The White Tiger is a 2008 novel by Aravin Adiga dealing with issues of class and globalization in modern India and themes of individual freedom, immorality, and aspiration. The novel follows the story of Balram Halwai, a boy from a lower caste, who first travels to Delhi to become a chauffeur. Only by murdering his employer and stealing his money, thereby putting his family at risk, was he able to escape and start a new life for himself as a successful businessman.
Balram Halwai narrates his life in a letter, written in seven consecutive nights and addressed to the Chinese Premier, Wen Jiabao. In his letter, Balram explains how he, the son of a rickshaw puller, escaped a life of servitude to become a successful businessman, describing himself as an entrepreneur.
Balram was born in the rural village of Laxmangarh, where he lived with his grandmother, parents, brother and extended family. He is a smart child but is forced to leave school in order to help pay for his cousin's dowry and begins to work in a teashop with his brother in Dhanbad. While working there he begins to learn about India's government and economy from the customers' conversations. Balram describes himself as a bad servant but a good listener and decides to become a driver.
After learning how to drive, Balram finds a job driving Ashok, the son of one of Laxmangarh's landlords. He takes over the job of the main driver, from a small car to a heavy-luxury described Honda City. He stops sending money back to his family and disrespects his grandmother during a trip back to his village.
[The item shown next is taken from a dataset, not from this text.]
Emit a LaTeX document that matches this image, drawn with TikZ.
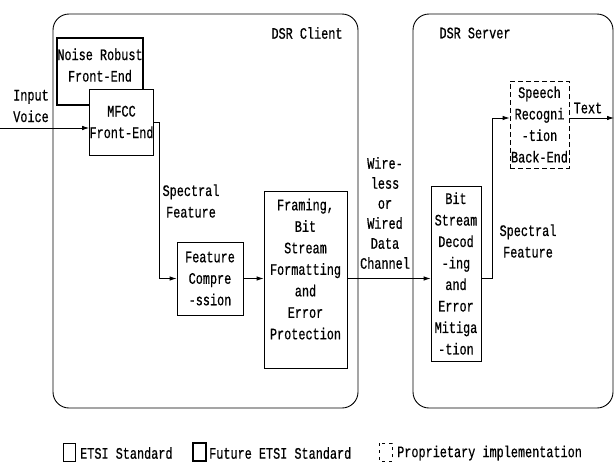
\documentclass[tikz,border=0pt]{standalone}
\usepackage{fontspec}
\setmainfont{Liberation Mono}[FakeStretch=0.74, FakeBold=0.6]
\usetikzlibrary{arrows.meta,calc}
\tikzset{
  lbl/.style={font=\fontsize{16}{21.5}\selectfont, align=center, inner sep=0pt},
  etsi/.style={draw, line width=0.8pt, fill=white, align=center, inner sep=0pt,
    font=\fontsize{16}{21.5}\selectfont},
  future/.style={etsi, line width=1.8pt},
  propr/.style={etsi, dash pattern=on 5pt off 3pt},
  region/.style={draw, line width=0.9pt, rounded corners=16pt},
  flow/.style={draw, line width=0.8pt, -{Latex[length=7pt,width=4.5pt]}},
  legbox/.style={draw, line width=0.6pt}
}
\begin{document}
\begin{tikzpicture}[x=1pt, y=-1pt]
\useasboundingbox (0,0) rectangle (614,464);

% client and server regions
\draw[region] (53,14) rectangle (358,408);
\draw[region] (413,14) rectangle (613,408);
\node[lbl] (client) at (307,33) {DSR Client};
\node[lbl] (server) at (475,33) {DSR Server};

% client blocks
\node[future, minimum width=76pt, minimum height=67pt, text depth=13pt] (noise) at (100,71.5)
  {Noise Robust\\Front-End};
\node[etsi, minimum width=63pt, minimum height=66pt] (mfcc) at (121.5,122)
  {MFCC\\Front-End};
\node[etsi, minimum width=66pt, minimum height=73pt] (fc) at (210,278.5)
  {Feature\\Compre\\-ssion};
\node[etsi, minimum width=83pt, minimum height=177pt, text depth=21pt] (frame) at (305.5,279.5)
  {Framing,\\Bit\\Stream\\Formatting\\and\\Error\\Protection};

% server blocks
\node[etsi, minimum width=50pt, minimum height=175pt] (bsd) at (456,273.5)
  {Bit\\Stream\\Decod\\-ing\\and\\Error\\Mitiga\\-tion};
\node[propr, minimum width=59pt, minimum height=87pt] (srb) at (539.5,124.5)
  {Speech\\Recogni\\-tion\\Back-End};

% free labels
\node[lbl] (invoice) at (31,106) {Input\\Voice};
\node[lbl] (spec1) at (191,201) {Spectral\\Feature};
\node[lbl, font=\fontsize{16}{20}\selectfont] (chan) at (385,213) {Wire-\\less\\or\\Wired\\Data\\Channel};
\node[lbl] (spec2) at (528,241) {Spectral\\Feature};
\node[lbl] (txt) at (588,108) {Text};

% connectors
\coordinate (vin) at (0,128);
\coordinate (tout) at (614,118);
\draw[flow] (vin) -- ($(mfcc.west)+(0,6)$);
\draw[flow] (mfcc.east) -- ++(6,0) |- (fc.west);
\draw[flow] (fc.east) -- (frame.west |- fc.east);
\draw[flow] (frame.east |- fc.east) -- (bsd.west |- fc.east);
\draw[flow] (bsd.east |- fc.east) -- ++(11,0) |- ($(srb.west)+(0,-6.5)$);
\draw[flow] ($(srb.east)+(0,-6.5)$) -- (tout);

% legend
\draw[legbox] (63,443) rectangle (75,461);
\node[lbl, anchor=west] (l1) at (80,453) {ETSI Standard};
\draw[legbox, line width=1.5pt] (193,443) rectangle (206,461);
\node[lbl, anchor=west] (l2) at (209,453) {Future ETSI Standard};
\draw[legbox, dash pattern=on 3pt off 4pt] (379,443) rectangle (392,461);
\node[lbl, anchor=west] (l3) at (397,453) {Proprietary implementation};
\end{tikzpicture}
\end{document}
Balram moves to New Delhi with Ashok and his wife Pinky Madam. Throughout their time in Delhi, Balram is exposed to extensive corruption, especially in the government. In Delhi, the contrast between the poor and the wealthy is made even more evident by their proximity to one another.
One night Pinky Madam takes the wheel from Balram, while drunk, hits something in the road and drives away; we are left to assume that she has killed a child. Ashok's family puts pressure on Balram to confess that he had been driving alone. Ashok becomes increasingly involved in bribing government officials for the benefit of the family coal business. Balram then decides that killing Ashok will be the only way to escape India's Rooster Coop . After bludgeoning Ashok with a bottle and stealing a large bribe, Balram moves to Bangalore, where he bribes the police in order to help start his own taxi business. When one of his drivers kills a bike messenger, Balram pays off the family.
Balram explains that his own family was almost certainly killed by Ashok's relatives as retribution for his murder. At the end of the novel, Balram rationalizes his actions and considers that his freedom is worth the lives of his family and of Ashok. And thus ends the letter-to-Jibao, letting the reader think of the dark humored tale and the "rooster-coop" trap of life, introduced by the writer.